Leaders Commit to Developing a Cure for Dementia at G8 Dementia Summit
Thursday, 12th December 2013
Published 12 December 2013.
Health ministers from around the world have met in London at a G8 Dementia Summit at which they have committed to developing a cure or treatment for the condition by 2025.
The G8 has recognised dementia as “an increasing threat to global health” with the number of sufferers expected to treble to 135 million people by 2050. It also highlighted the need to “develop a co-ordinated international research action plan” and to “strengthen efforts to stimulate and harness innovation and to catalyse investment at the global level.”
Dementia currently has a global cost of approximately £370 billion. However, in the UK only £52 million of government money goes into dementia research each year, compared to £267 million for cancer research. David Cameron has called on industry and charities to commit more funding to research into dementia and indicated that the UK government would boost annual funding to £132 million by 2025. He also called for a “significant increase in overall dementia research” from other countries at the Summit.

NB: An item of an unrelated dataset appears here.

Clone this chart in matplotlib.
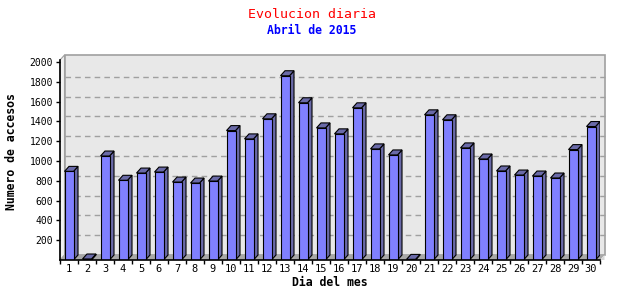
import matplotlib.pyplot as plt
from matplotlib.patches import Polygon, Rectangle

# Daily visits, April 2015
days = [str(d) for d in range(1, 31)]
visits = [895, 10, 1050, 805, 878, 888, 787, 777, 797, 1307,
          1223, 1426, 1861, 1588, 1334, 1274, 1537, 1122, 1061, 6,
          1466, 1416, 1132, 1020, 899, 858, 848, 828, 1115, 1348]
yticks = [200, 400, 600, 800, 1000, 1200, 1400, 1600, 1800, 2000]

plt.rcParams['font.family'] = 'DejaVu Sans Mono'

fig = plt.figure(figsize=(6.4, 3.0), dpi=100)
ax = fig.add_axes([60 / 640, 40 / 300, 540 / 640, 200 / 300])
ymax = 2020
ax.set_xlim(0, len(days))
ax.set_ylim(0, ymax)

# depth of the fake 3d effect (in data units)
dx = 0.25
dy = 50.5
n = len(days)

# back wall, left wall and floor
ax.add_patch(Polygon([(0, 0), (dx, dy), (dx, ymax + dy), (0, ymax)],
                     closed=True, facecolor='#f2f2f2', edgecolor='#a0a0a0',
                     lw=0.8, clip_on=False, zorder=0))
ax.add_patch(Rectangle((dx, dy), n, ymax, facecolor='#e8e8e8',
                       edgecolor='#a0a0a0', lw=1.2, clip_on=False, zorder=0))
ax.add_patch(Polygon([(0, 0), (dx, dy), (n + dx, dy), (n, 0)], closed=True,
                     facecolor='#a8a8a8', edgecolor='none',
                     clip_on=False, zorder=0.5))
ax.add_patch(Polygon([(n, 0), (n + dx, dy), (n + dx, 0)], closed=True,
                     facecolor='#d8d8d8', edgecolor='none',
                     clip_on=False, zorder=0.5))
for v in yticks[:-1]:
    ax.plot([dx, n + dx], [v + dy, v + dy], color='#a0a0a0', lw=1,
            linestyle=(0, (4, 3)), zorder=0.6, clip_on=False)

# bars
front = '#8080ff'
shade = '#6a6aa8'
w = 0.5
for i, v in enumerate(visits):
    x0 = i + 0.25
    ax.add_patch(Polygon([(x0 + w, 0), (x0 + w + dx, dy), (x0 + w + dx, v + dy), (x0 + w, v)],
                         closed=True, facecolor=shade, edgecolor='black', lw=0.8, zorder=2))
    ax.add_patch(Polygon([(x0, v), (x0 + dx, v + dy), (x0 + w + dx, v + dy), (x0 + w, v)],
                         closed=True, facecolor=shade, edgecolor='black', lw=0.8, zorder=2))
    ax.add_patch(Rectangle((x0, 0), w, v, facecolor=front, edgecolor='black',
                           lw=0.8, zorder=3))

ax.patch.set_visible(False)
for s in ['top', 'right']:
    ax.spines[s].set_visible(False)
for s in ['left', 'bottom']:
    ax.spines[s].set_linewidth(1.2)
    ax.spines[s].set_zorder(4)

ax.set_xticks(range(n + 1))
ax.set_xticklabels([])
ax.set_xticks([i + 0.5 for i in range(n)], minor=True)
ax.set_xticklabels(days, minor=True, fontsize=7.5)
ax.tick_params(axis='x', which='major', length=3, width=1, direction='out')
ax.tick_params(axis='x', which='minor', length=0, pad=3)
ax.set_yticks(yticks)
ax.set_yticklabels([str(t) for t in yticks], fontsize=7)
ax.tick_params(axis='y', length=3, width=1, direction='out', pad=2)

ax.set_xlabel('Dia del mes', fontsize=8.3, fontweight='bold', labelpad=1)
ax.set_ylabel('Numero de accesos', fontsize=8.3, fontweight='bold')
ax.yaxis.set_label_coords(-0.078, 0.54)

fig.text(312 / 640, 1 - 14 / 300, 'Evolucion diaria', color='red',
         fontsize=9.5, ha='center', va='center')
fig.text(312 / 640, 1 - 31 / 300, 'Abril de 2015', color='blue',
         fontsize=8.3, fontweight='bold', ha='center', va='center')

fig.savefig('out.png', dpi=100)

The Alzhiemer’s Society provided the following comment: “Today the UK has demonstrated global leadership on tackling dementia. We have committed to a global plan, better support for people with dementia through research and the Prime Minister has agreed to narrow the funding gap between dementia and cancer research – something we have long campaigned for. Charities will play an important role in making this happen and today, Alzheimer’s Society has pledged a minimum of £100 million over the next decade to dementia research.
“Dementia has come out of the shadows and is centre stage – but we must ensure G8 has a lasting legacy. The governments’ have all committed to updating progress on research biannually, but every month counts for the millions of people living with dementia worldwide.”